Desde então muita coisa mudou, aliás já estava em processo de transformação. Mulheres com deficiência começaram a falar de si, de suas histórias, pautando novas questões sobre seu corpo e propondo outras reflexões sobre suas experiências com a deficiência. Mulheres sem deficiência se aproximaram, ouviram e construíram pontes. Claro que durante esse processo houveram tensionamentos, incômodos e várias situações de silenciamento. A estrutura não hesitou em nos dizer qual era nosso lugar.
Essa rede de preconceitos, pensamentos conservadores, medo de mudanças impregnam as ações de todos aqueles que nela foram moldados. Por vezes cometemos deslizes seja em uma conversa, ou em uma piada. É constrangedor perceber que não somos tão “desconstruídos” quanto imaginamos, não é?
Da mesma maneira, costumamos cometer o erro de pressupor a existência única daquilo que chamamos de mulher. Quem seria essa pessoa, afinal? Sei que a resposta nos surge quase que automaticamente: ela é branca, cis, heterossexual, não possui deficiência e de classe alta/média. É o que Butler chama de “sujeito do feminismo”. Uma ideia ocidental de um padrão feminino.
Este ideal de mulher nos acompanhou durante todo nosso aprendizado, vimos nos filmes, jornais, novelas e até mesmo em nossas professoras. Aprendemos reconhecê-la após as inúmeras contribuições das feministas negras. Agora acredito que precisamos aprender mais uma coisa com elas: interseccionalidade. Para observarmos as vivências femininas temos falado ultimamente. Será que falamos de todas ou apenas aquelas que conheço?

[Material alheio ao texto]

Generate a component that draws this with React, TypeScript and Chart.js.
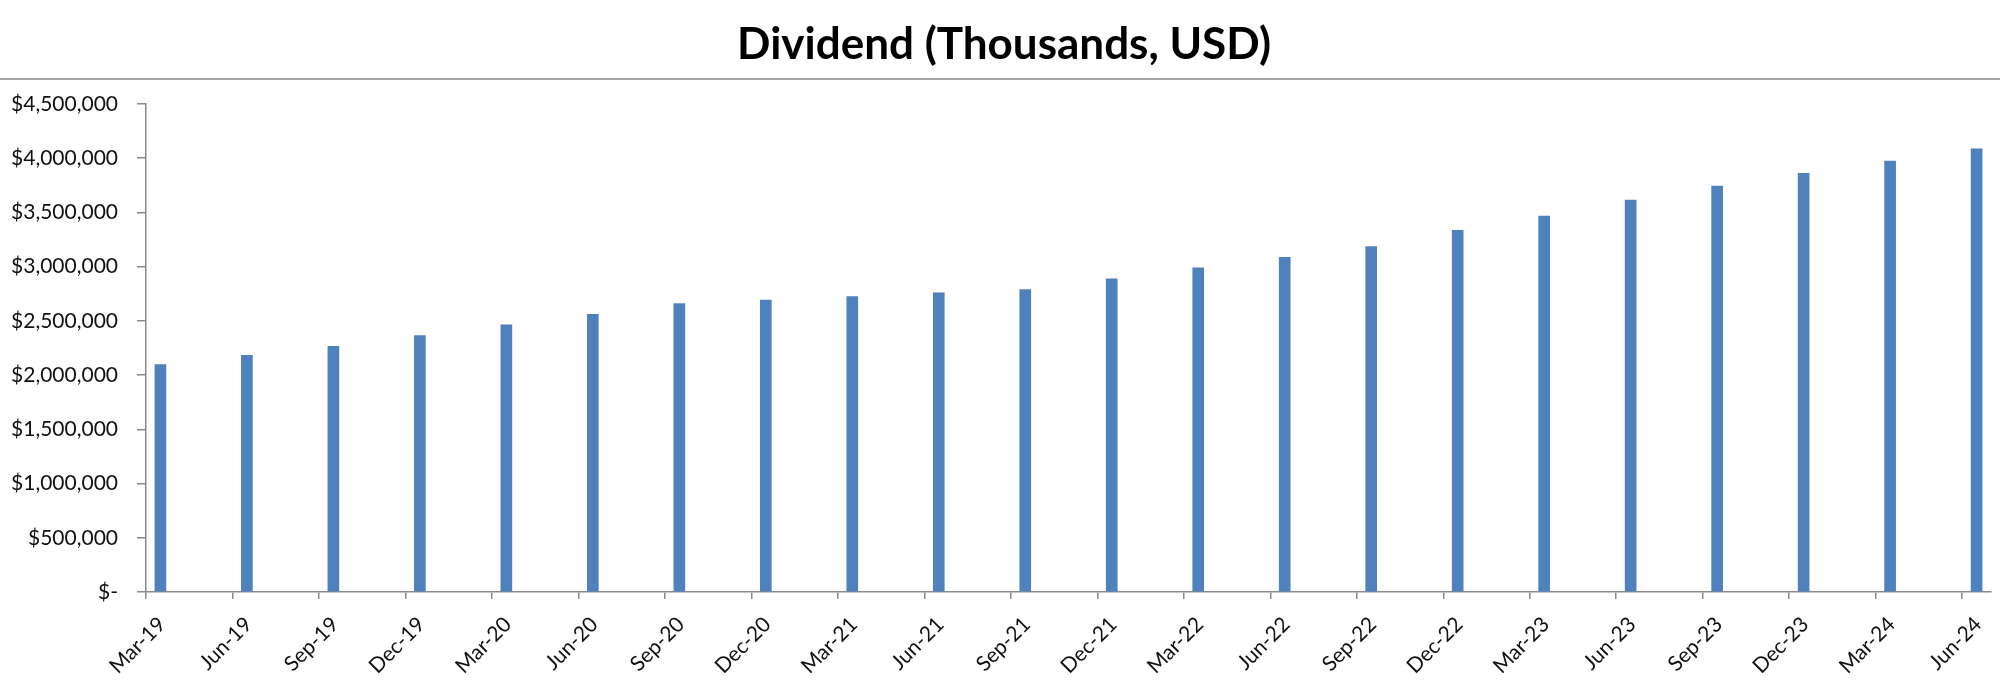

Ela (interseccionalidade) trata especificamente da forma pela qual o racismo, o patriarcalismo, a opressões de classe e outros sistemas discriminatórios criam desigualdades básicas que estruturam as posições relativas de mulheres, raças, etnias, classes e outras. Além disso, a interseccionalidade trata da forma como ações e políticas específicas geram opressões que fluem ao longo de tais eixos, constituindo aspectos dinâmicos ou ativos do desempoderamento. (O que é interseccionalidade? – Carla Akotirene, p.42)
Nos aventuramos a falar de mulheres, porém não percebemos nossa incapacidade de compreender a infinitude de realidades e pessoas que cabem dentro do que é ser mulher. De que mulher estamos falando? Que mulher é essa que está em seu repertório? Qual é sua cor, sua classe, sua sexualidade, seus sonhos?

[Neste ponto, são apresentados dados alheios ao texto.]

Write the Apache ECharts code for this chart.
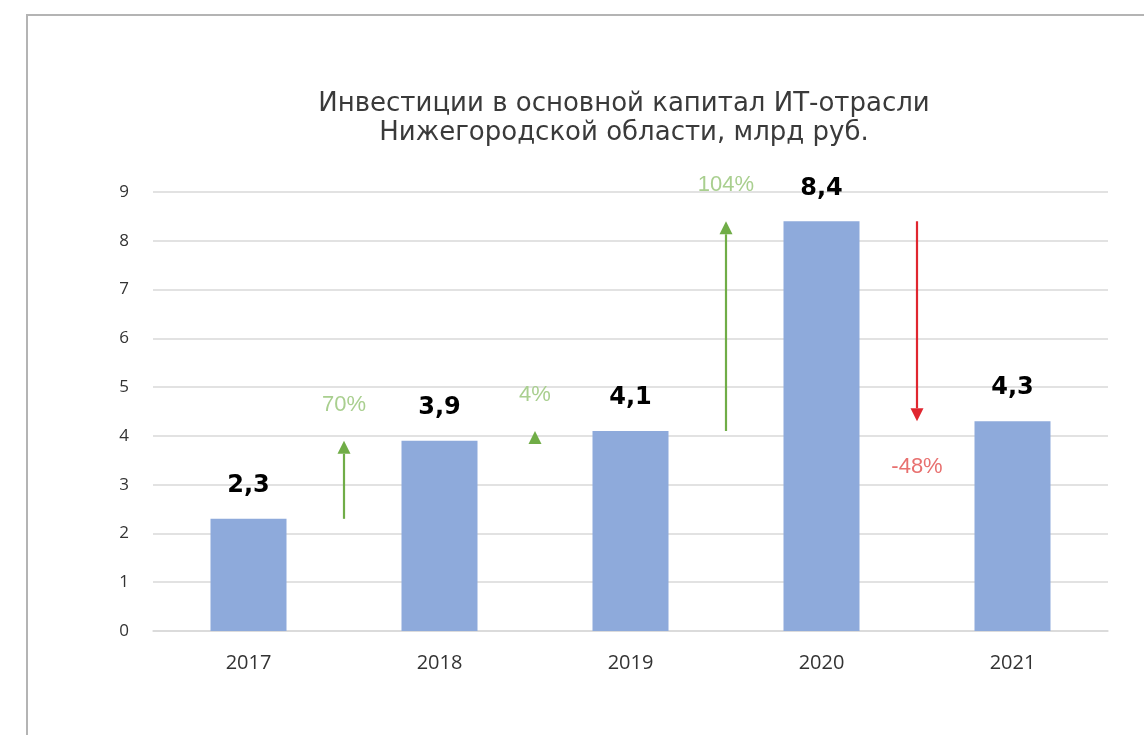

Que mulher com deficiência temos falado? É possível generalizar as nossas experiências? A minha vida não é a mesma que a sua, mesmo que você tenha algum tipo de deficiência. Ainda que tenhamos o mesmo diagnóstico, continuaremos sendo diferentes.
Por esta razão, tenho questionado como temos abordado assuntos que são comuns a todas as pessoas. Tomemos, por exemplo, a sexualidade. Falamos sobre direito ao afeto, ao sexo, matrimônio e maternidade a partir de qual perspectiva? Será que não estamos focando apenas nas experiências heterossexuais?
Às vezes, tenho a impressão que pressupomos que toda mulher com deficiência tem o desejo de corresponder aos papéis de gênero feminino, como se esta fosse a única maneira de ser mulher. Acaso toda mulher com deficiência quer casar, namorar e ter filhos? Não será possível ser mulher sem assumir estes lugares?
Como ficam as mulheres trans com deficiência? Lésbicas? Assexuais? São formas de mulheridades que estamos considerando em nossas pautas?
O que proponho aqui é uma reflexão sobre o lugar que buscamos ocupar em nossas lutas. Algo que tenho feito muito ultimamente, sabe? Porque por uma limitação de acesso a diferentes realidades, formas de conhecimento de todos os tipos, acabamos reproduzindo os mesmos argumentos e permanecemos revirando as mesmas questões, sem conseguir avançar em nossa luta.
Se queremos falar de mulher, precisamos encarar o fato de que ser mulher é abordar de uma infinidade de mulheres. São delas, portanto, que devemos falar.